On my recent trip to Lexington, Kentucky, I stayed at my favorite downtown hotel, the Hyatt Regency Lexington. It's got a great central location and a decent restaurant downstairs where Hyatt Globalists can take their free breakfast, either from the buffet or off the menu.
Since award stays are now eligible for suite upgrade awards, I called Hyatt as soon as mine posted on March 1 to upgrade my room to a "Junior Suite." The upgrade was confirmed and the suite upgrade award was deducted from my account.
Now, I wasn't traveling with my extended family — I wasn't traveling with my family at all! But I was pretty excited about finally being able to stay in a suite at this property which I've stayed at umpteen times before, so I was naturally disappointed when I checked into my room and discovered it was...a standard room.
Round 1: Hyatt Twitter customer service
My friend and I were anxious to go out that evening so I sent a direct message to Hyatt's Twitter account explaining the situation. Their first reply was:
"I'm very sorry to hear that you did not get the suite that we confirmed with the front desk prior to your arrival. I attempted to call the front desk to assist with the situation, and was told that there is not a manager on duty to assist with the situation, and was unable to garner assistance from the front desk associate. I am emailing the hotel's executive management team to have them assist with the situation directly, and they should reach out to you tomorrow to assist with the situation."

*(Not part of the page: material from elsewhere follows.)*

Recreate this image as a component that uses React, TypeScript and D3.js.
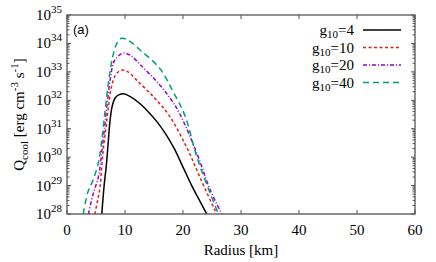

I asked if they could refund the suite upgrade award, and they replied:
"At this time, we are unable to return the suite upgrade to your account, as we sincerely hope the hotel will be able to rectify the situation, and get you into your suite as soon as possible. If, in the course of correcting the situation, the hotel feels that it is best to return the award to your account, they will contact us directly, and we will return the award to your account."
Round 2: Hotel customer service
The next day at brunch I received a call from the Hyatt Regency's general manager. He apologized profusely, explaining that I hadn't received a suite because my reservation "had a lot of touches" from Hyatt central booking. He offered me two options:
- he could move me to a suite for the remaining 3 nights of my reservation;
- or he could refund me the entire points cost of my reservation (32,000 points) and give me a $50 credit in the hotel's restaurant.

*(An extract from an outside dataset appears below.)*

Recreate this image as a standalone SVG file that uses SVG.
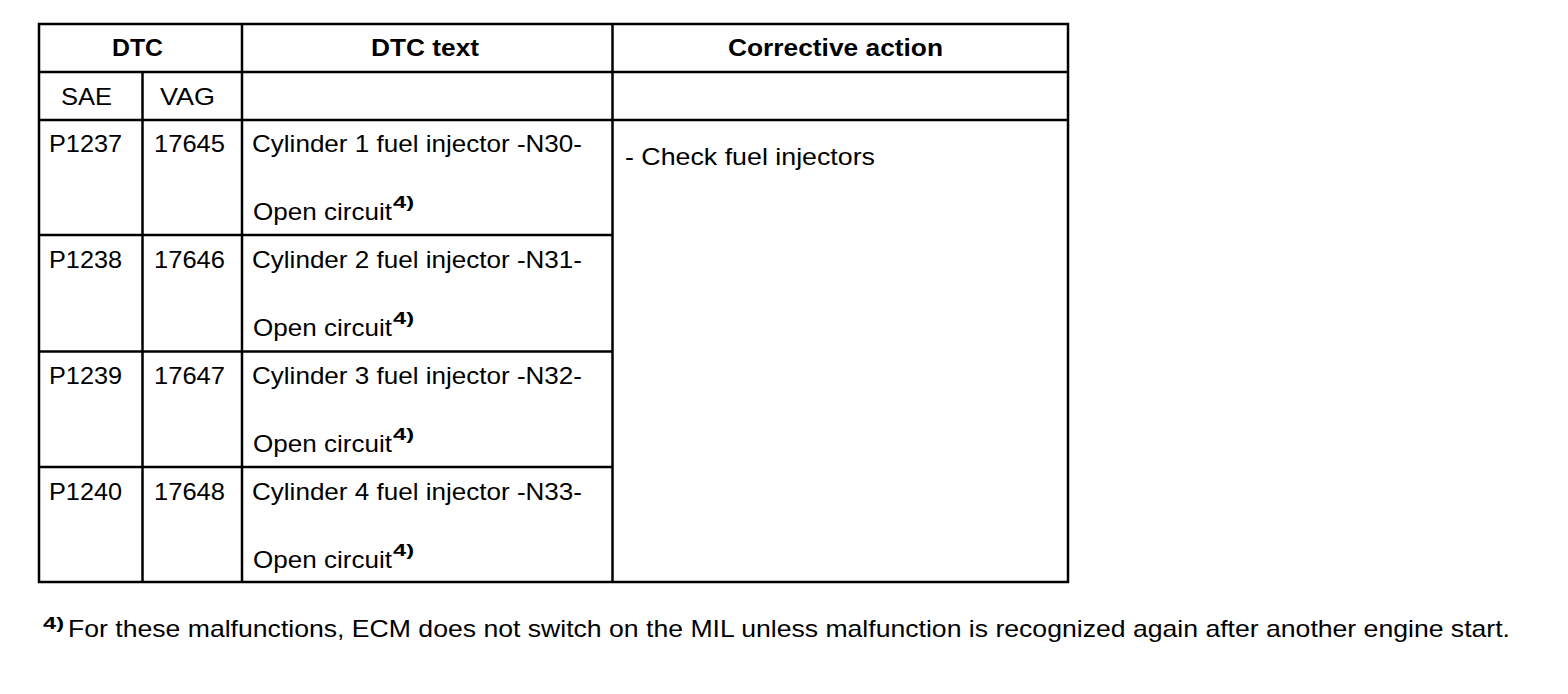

After about 2 seconds of deliberation I chose the second option. For your future reference, I only used about $46 of the $50 credit and the remaining $4 was refunded to the credit card I had provided on check-in.
Round 3: Hotel follow-up
After checking out, I watchfully waited to see if the promised 32,000-point refund would post automatically. Once I saw it still hadn't after a few days, I called the hotel, and the evening manager transferred me to the general manager's voicemail. I briefly summarized the situation and asked him to let me know the status of the refund. The next day he e-mailed me that he had requested the refund of the points and the suite upgrade. A few days later, all 32,000 points had posted back into my Hyatt account.
Round 4: Hyatt follow-up
The points posted back to my account, but my account still showed 1 of my suite upgrade awards as having been redeemed and no longer available. I placed another call to Hyatt and explained the situation, and was told they would look into it and get back to me. The next day I received the strangest e-mail:
"Thank you for your message regarding your stay at Hyatt Regency Lexington.
I am sorry to hear that your suite upgrade award was redeemed by the hotel although you did not stay in a suite. I contacted the executive management team at Hyatt Regency Lexington on your behalf. By sharing your experience, you have a direct positive impact on future stays, which allows us to maintain the level of service that Hyatt is known for.
In an effort to make things right, I would like to upgrade your room accommodations for your next stay at a full service Hyatt Hotel to a suite based on availability. We ask that you make your reservations for a standard room and then call Hyatt Guest Relations at (800) 323-7249/(402) 592 6465. Provide us the reservation confirmation number, refer to case number CASxxxxxxx, and we will work with the hotel to provide an upgraded room for the duration of your stay. This offer is valid for one year and is based on availability."
In other words, instead of simply changing the "available" counter in the suite upgrade award database from "3" to "4," they decided the best method would be create and annotate a case number which I have to hope a future customer service representative will be able to locate and handle correctly.
Strange way to run a railroad.
The reason I have laid out this situation in such detail is not to complain about Hyatt or the Hyatt Regency Lexington. While their methods certainly seem odd, I have no complaints about either: I got a free four-night stay at a downtown Lexington property. I hope every hotel I stay at treats me so "poorly!"
The reason this story may be relevant to you is that it appears that when Hyatt confirms a suite upgrade award, they mean it, and they expect properties to do absolutely everything in their power to honor the upgrade or make it right with the customer, all the way up to refunding the entire cost of the stay during an extremely busy weekend (it was a race weekend in Lexington).
So use your suite upgrade awards! They'll either be honored and you'll get a nice suite upgrade, or they won't and you'll walk away with a free stay or a points windfall.